— What is being asked —
Copy the lines from the start of the records below through the line containing "-4.176, -4.085, -3.653];", both included, and leave out the pictures.

— Extracted data —
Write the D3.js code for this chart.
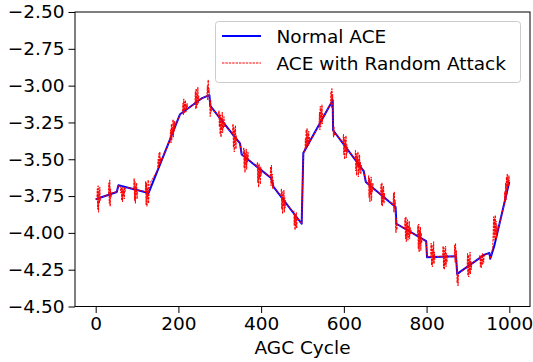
<!DOCTYPE html>
<html>
<head>
<meta charset="utf-8">
<script src="https://cdn.jsdelivr.net/npm/d3@7"></script>
<style>
  body { margin: 0; background: #fff; }
  svg { display: block; font-family: 'DejaVu Sans', sans-serif; }
</style>
</head>
<body>
<div id="chart"></div>
<script>
// normal ACE: breakpoints of the piecewise line (cycle, value)
const normalCycles = [0, 51, 55, 128, 174, 204, 256, 275, 277, 336, 349, 353, 424, 430, 498, 502,
  573, 574, 648, 653, 725, 727, 799, 801, 871, 874, 940, 952, 954, 964, 1000];
const normalValues = [-3.772, -3.722, -3.677, -3.729, -3.405, -3.194, -3.087, -3.065, -3.137, -3.348,
  -3.393, -3.468, -3.627, -3.688, -3.938, -3.457, -3.099, -3.303, -3.580, -3.654, -3.824, -3.938,
  -4.056, -4.165, -4.158, -4.278, -4.148, -4.137, -4.176, -4.085, -3.653];

// random attack bursts: first cycle of each burst, then one value per cycle
const attackStarts = [3, 31, 60, 92, 120, 150, 180, 210, 240, 269, 297, 331, 357, 390, 422, 448, 478,
  506, 540, 568, 598, 627, 659, 689, 719, 747, 778, 810, 839, 867, 898, 928, 960, 988];
const attackValues = [
  [-3.77, -3.70, -3.84, -3.68, -3.86, -3.72, -3.80, -3.69, -3.78, -3.76],
  [-3.74, -3.66, -3.80, -3.64, -3.82, -3.70, -3.76, -3.73],
  [-3.69, -3.73, -3.68, -3.78, -3.70, -3.79, -3.69, -3.75, -3.71, -3.77, -3.69, -3.72, -3.69],
  [-3.70, -3.63, -3.78, -3.65, -3.80, -3.68, -3.74, -3.66, -3.77, -3.71, -3.71],
  [-3.72, -3.65, -3.81, -3.66, -3.82, -3.70, -3.77, -3.64, -3.80, -3.72, -3.70, -3.68, -3.66],
  [-3.57, -3.50, -3.56, -3.46, -3.54, -3.45, -3.53, -3.49, -3.52],
  [-3.36, -3.30, -3.39, -3.26, -3.37, -3.28, -3.33, -3.23, -3.35, -3.25, -3.31, -3.24, -3.29, -3.27],
  [-3.18, -3.12, -3.20, -3.09, -3.19, -3.11, -3.17, -3.10, -3.18, -3.13, -3.16, -3.12, -3.16],
  [-3.12, -3.04, -3.16, -3.02, -3.15, -3.06, -3.13, -3.01, -3.12, -3.07, -3.10],
  [-3.07, -3.00, -3.10, -2.96, -3.05, -3.02, -3.08, -3.15, -3.21, -3.10, -3.18, -3.15],
  [-3.21, -3.17, -3.28, -3.19, -3.33, -3.20, -3.35, -3.22, -3.30, -3.18, -3.32, -3.24, -3.29, -3.21, -3.28, -3.25, -3.27],
  [-3.33, -3.26, -3.42, -3.28, -3.45, -3.30, -3.40, -3.27, -3.43, -3.34, -3.37],
  [-3.48, -3.42, -3.56, -3.44, -3.59, -3.46, -3.54, -3.43, -3.57, -3.47, -3.52, -3.45, -3.50],
  [-3.55, -3.52, -3.66, -3.54, -3.69, -3.53, -3.63, -3.56, -3.67, -3.55, -3.61, -3.57, -3.58],
  [-3.62, -3.55, -3.68, -3.54, -3.66, -3.60, -3.70, -3.64, -3.69],
  [-3.75, -3.70, -3.84, -3.72, -3.87, -3.74, -3.82, -3.71, -3.86, -3.76, -3.83, -3.78, -3.80],
  [-3.86, -3.85, -3.95, -3.87, -3.98, -3.88, -3.96, -3.86, -3.97, -3.90, -3.90],
  [-3.44, -3.36, -3.43, -3.30, -3.42, -3.29, -3.40, -3.33, -3.41, -3.31, -3.39, -3.35, -3.38],
  [-3.27, -3.18, -3.30, -3.14, -3.28, -3.16, -3.25, -3.13, -3.26, -3.19, -3.22],
  [-3.12, -3.04, -3.15, -3.02, -3.10, -3.06, -3.30, -3.35, -3.28, -3.34, -3.32],
  [-3.39, -3.33, -3.47, -3.35, -3.50, -3.37, -3.45, -3.34, -3.49, -3.40, -3.46, -3.42, -3.44],
  [-3.50, -3.44, -3.58, -3.46, -3.61, -3.48, -3.55, -3.45, -3.62, -3.50, -3.59, -3.47, -3.57, -3.52, -3.60, -3.54, -3.56],
  [-3.67, -3.61, -3.76, -3.63, -3.79, -3.65, -3.74, -3.62, -3.78, -3.68, -3.72, -3.66, -3.70],
  [-3.74, -3.67, -3.81, -3.66, -3.82, -3.70, -3.79, -3.68, -3.80, -3.73, -3.76],
  [-3.81, -3.73, -3.86, -3.72, -3.84, -3.78, -3.95, -4.00, -3.90, -3.98, -3.94],
  [-3.97, -3.90, -4.04, -3.89, -4.06, -3.93, -4.02, -3.91, -4.05, -3.95, -4.03, -3.92, -4.04, -3.96, -4.01, -3.98, -4.00],
  [-4.02, -3.95, -4.11, -3.94, -4.13, -3.98, -4.08, -3.96, -4.12, -4.00, -4.07, -4.04],
  [-4.16, -4.07, -4.22, -4.08, -4.23, -4.11, -4.20, -4.06, -4.21, -4.13, -4.18, -4.16],
  [-4.16, -4.09, -4.24, -4.10, -4.25, -4.12, -4.22, -4.09, -4.23, -4.14, -4.20, -4.15, -4.16],
  [-4.16, -4.08, -4.20, -4.07, -4.18, -4.12, -4.24, -4.34, -4.26, -4.36, -4.28],
  [-4.23, -4.14, -4.29, -4.15, -4.30, -4.18, -4.27, -4.13, -4.28, -4.19, -4.25, -4.21],
  [-4.17, -4.15, -4.23, -4.16, -4.24, -4.15, -4.22, -4.14, -4.21, -4.17, -4.20, -4.16, -4.15],
  [-4.10, -4.00, -3.89, -4.05, -3.90, -4.03, -3.88, -4.01, -3.92, -4.04, -3.95, -4.00, -3.99],
  [-3.80, -3.72, -3.79, -3.66, -3.78, -3.62, -3.74, -3.60, -3.70, -3.63, -3.68, -3.61, -3.65]
];

const xTicks = [0, 200, 400, 600, 800, 1000];
const yTicks = [-2.5, -2.75, -3.0, -3.25, -3.5, -3.75, -4.0, -4.25, -4.5];
const seriesNames = ['Normal ACE', 'ACE with Random Attack'];

// params
let width = 533;
let height = 362;
let m = {left: 75, right: 530, top: 12, bottom: 306.5};
let fontSize = '18.5px';
let redDash = '2.4,1';

var svg = d3.select('#chart').append('svg')
  .attr('width', width)
  .attr('height', height);

var x = d3.scaleLinear().domain([-50, 1050]).range([m.left, m.right]);
var y = d3.scaleLinear().domain([-4.5, -2.5]).range([m.bottom, m.top]);

// series points
var normal = normalCycles.map((c, i) => [c, normalValues[i]]);

// attack series follows the normal line outside the bursts
var burstPts = [];
var ranges = [];
attackStarts.forEach((s, k) => {
  let vals = attackValues[k];
  ranges.push([s, s + vals.length - 1]);
  vals.forEach((v, i) => burstPts.push([s + i, v]));
});
var attack = normal
  .filter(p => !ranges.some(r => p[0] >= r[0] && p[0] <= r[1]))
  .concat(burstPts)
  .sort((a, b) => a[0] - b[0]);

var line = d3.line().x(d => x(d[0])).y(d => y(d[1]));

var plot = svg.append('g');
plot.append('path')
  .datum(normal)
  .attr('d', line)
  .attr('fill', 'none')
  .attr('stroke', '#0000ff')
  .attr('stroke-width', 2)
  .attr('stroke-linejoin', 'round');
plot.append('path')
  .datum(attack)
  .attr('d', line)
  .attr('fill', 'none')
  .attr('stroke', '#ff0000')
  .attr('stroke-width', 1)
  .attr('stroke-dasharray', redDash);

// axes
var xAxis = svg.append('g')
  .attr('transform', `translate(0, ${m.bottom})`)
  .call(d3.axisBottom(x).tickValues(xTicks).tickSize(6.5).tickPadding(4).tickFormat(d3.format('d')));
var yAxis = svg.append('g')
  .attr('transform', `translate(${m.left}, 0)`)
  .call(d3.axisLeft(y).tickValues(yTicks).tickSize(6.5).tickPadding(4)
    .tickFormat(d => d3.format('.2f')(d).replace('-', '\u2212')));
[xAxis, yAxis].forEach(a => {
  a.select('.domain').remove();
  a.selectAll('line').attr('stroke', '#000').attr('stroke-width', 1);
  a.selectAll('text').attr('fill', '#000').style('font-size', fontSize).style('font-family', 'DejaVu Sans');
});

// frame
svg.append('rect')
  .attr('x', m.left)
  .attr('y', m.top)
  .attr('width', m.right - m.left)
  .attr('height', m.bottom - m.top)
  .attr('fill', 'none')
  .attr('stroke', '#000')
  .attr('stroke-width', 1);

svg.append('text')
  .attr('x', (m.left + m.right) / 2)
  .attr('y', 354)
  .attr('text-anchor', 'middle')
  .style('font-size', fontSize)
  .text('AGC Cycle');

// legend
var legend = svg.append('g');
legend.append('rect')
  .attr('x', 215.5)
  .attr('y', 21.5)
  .attr('width', 305)
  .attr('height', 61)
  .attr('rx', 3)
  .attr('fill', 'rgba(255,255,255,0.8)')
  .attr('stroke', '#cccccc')
  .attr('stroke-width', 1);
var rows = [
  {name: seriesNames[0], color: '#0000ff', w: 2, dash: null},
  {name: seriesNames[1], color: '#ff0000', w: 1, dash: redDash}
];
rows.forEach((r, i) => {
  let yy = 36 + i * 27;
  legend.append('line')
    .attr('x1', 222).attr('x2', 261)
    .attr('y1', yy).attr('y2', yy)
    .attr('stroke', r.color)
    .attr('stroke-width', r.w)
    .attr('stroke-dasharray', r.dash);
  legend.append('text')
    .attr('x', 276.5)
    .attr('y', yy + 7)
    .style('font-size', fontSize)
    .text(r.name);
});
</script>
</body>
</html>
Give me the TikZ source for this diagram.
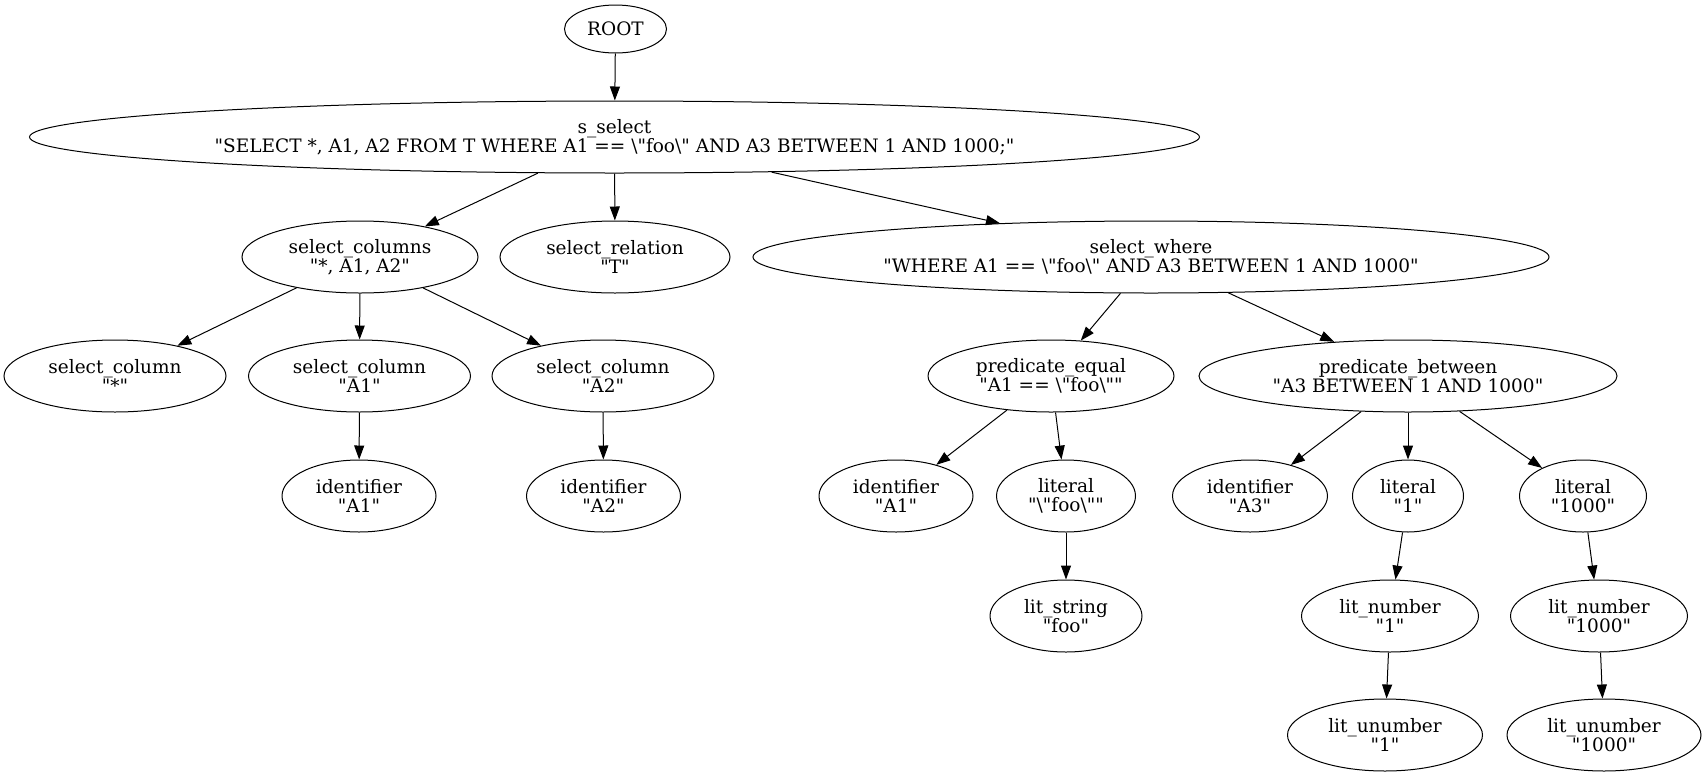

— Complete response —
Write the D3.js code for this chart.
<!DOCTYPE html>
<html>
<head>
<meta charset="utf-8">
<script src="https://cdn.jsdelivr.net/npm/d3@7"></script>
<style>
  body { margin: 0; background: #fff; }
  svg { display: block; font-family: 'DejaVu Sans', sans-serif; }
</style>
</head>
<body>
<div id="chart"></div>
<script>
// normal ACE: breakpoints of the piecewise line (cycle, value)
const normalCycles = [0, 51, 55, 128, 174, 204, 256, 275, 277, 336, 349, 353, 424, 430, 498, 502,
  573, 574, 648, 653, 725, 727, 799, 801, 871, 874, 940, 952, 954, 964, 1000];
const normalValues = [-3.772, -3.722, -3.677, -3.729, -3.405, -3.194, -3.087, -3.065, -3.137, -3.348,
  -3.393, -3.468, -3.627, -3.688, -3.938, -3.457, -3.099, -3.303, -3.580, -3.654, -3.824, -3.938,
  -4.056, -4.165, -4.158, -4.278, -4.148, -4.137, -4.176, -4.085, -3.653];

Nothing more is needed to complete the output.